Ganesh - thanks for your message. I agree that comparing Amazon to Microsoft may be comparing apples to oranges - my comments were directed more toward the writer of the previous post, who first made the comparison. But while the business models for Microsoft and Amazon are completely different, I believe that there are some fundamental "good business practices" that one might say that all companies should strive to attain.

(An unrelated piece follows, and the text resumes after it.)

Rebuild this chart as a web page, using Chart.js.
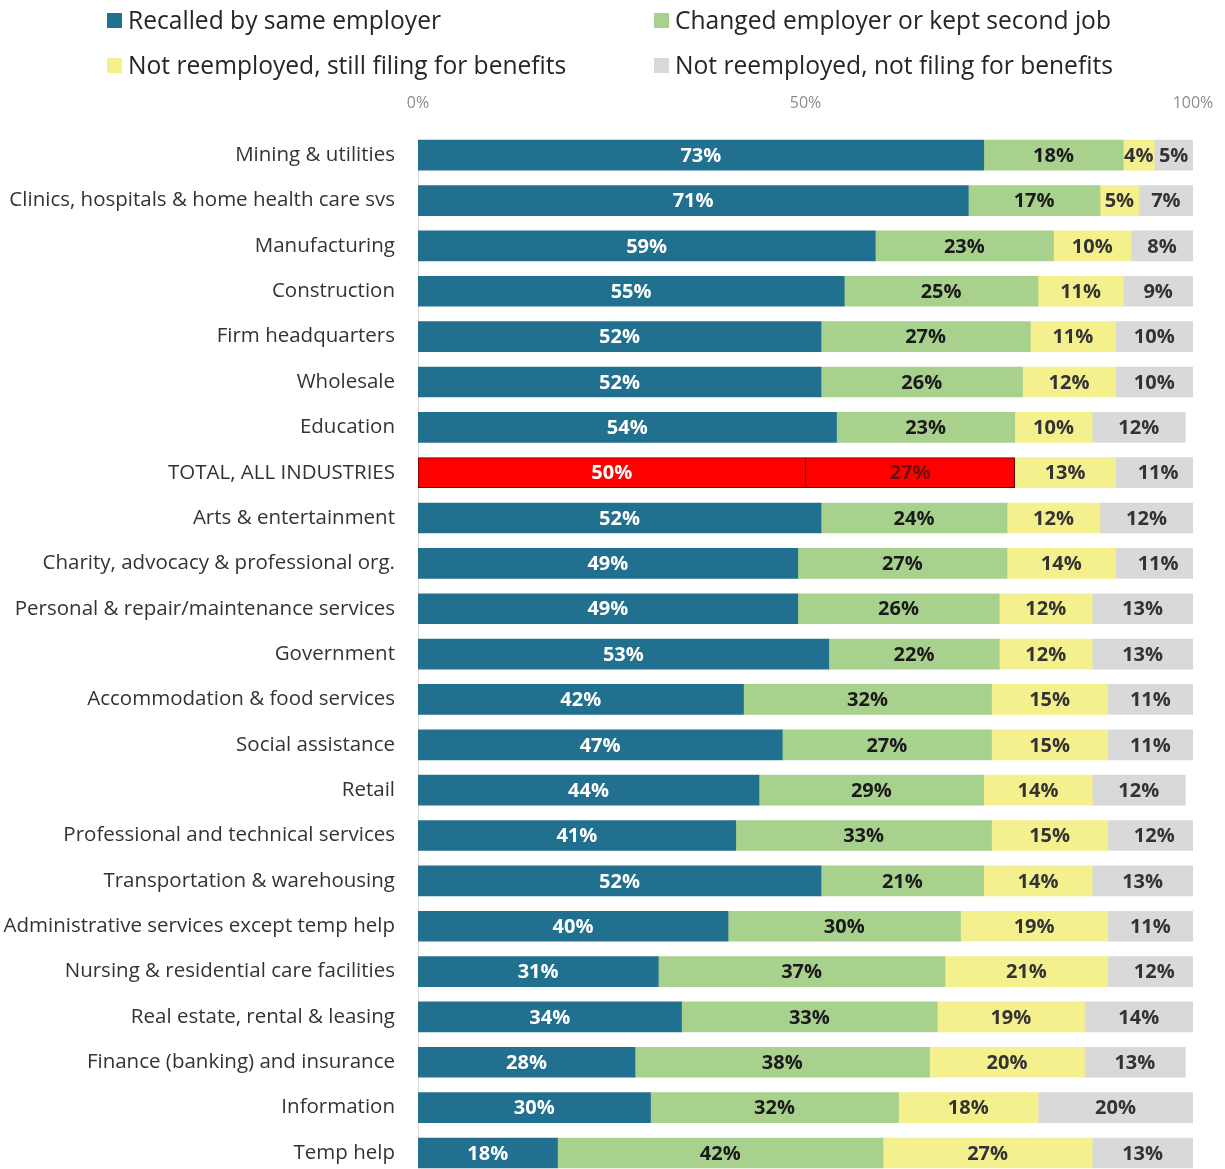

Two such practices come to mind immediately (and I'm sure if I gave it some thought, I could come up with many more):
1. Generate profits to keep your company going, and to prove to shareholders that you have a winning business model.
2. Be up-front and forthright with shareholders regarding prospects for future revenues and profits - and remember it is better to under-promise and over-deliver.
I would give Microsoft an A+ on both of the above - while I would give Amazon a F on number 1, and a C- or a D on number 2. Bezos is betting the farm - or I should say, betting the shareholders farm, and well, I just don't know of too many "good" CEOs (such as Gates or Grove) that would so readily put their companies in to the risky situation of such high levels of debt and losses. Bezos could quite possibly be overextending his company far beyond what might have been a winning business model. But then again, maybe his approach is correct - that he is way ahead in the internet land grab - and when the dust settles, Amazon will have all the prime internet real estate. We won't know for a few years yet. And currently, I believe that the risk of their business model makes their market cap too high.
Of course, I'm biased, as I currently have a short position in the stock.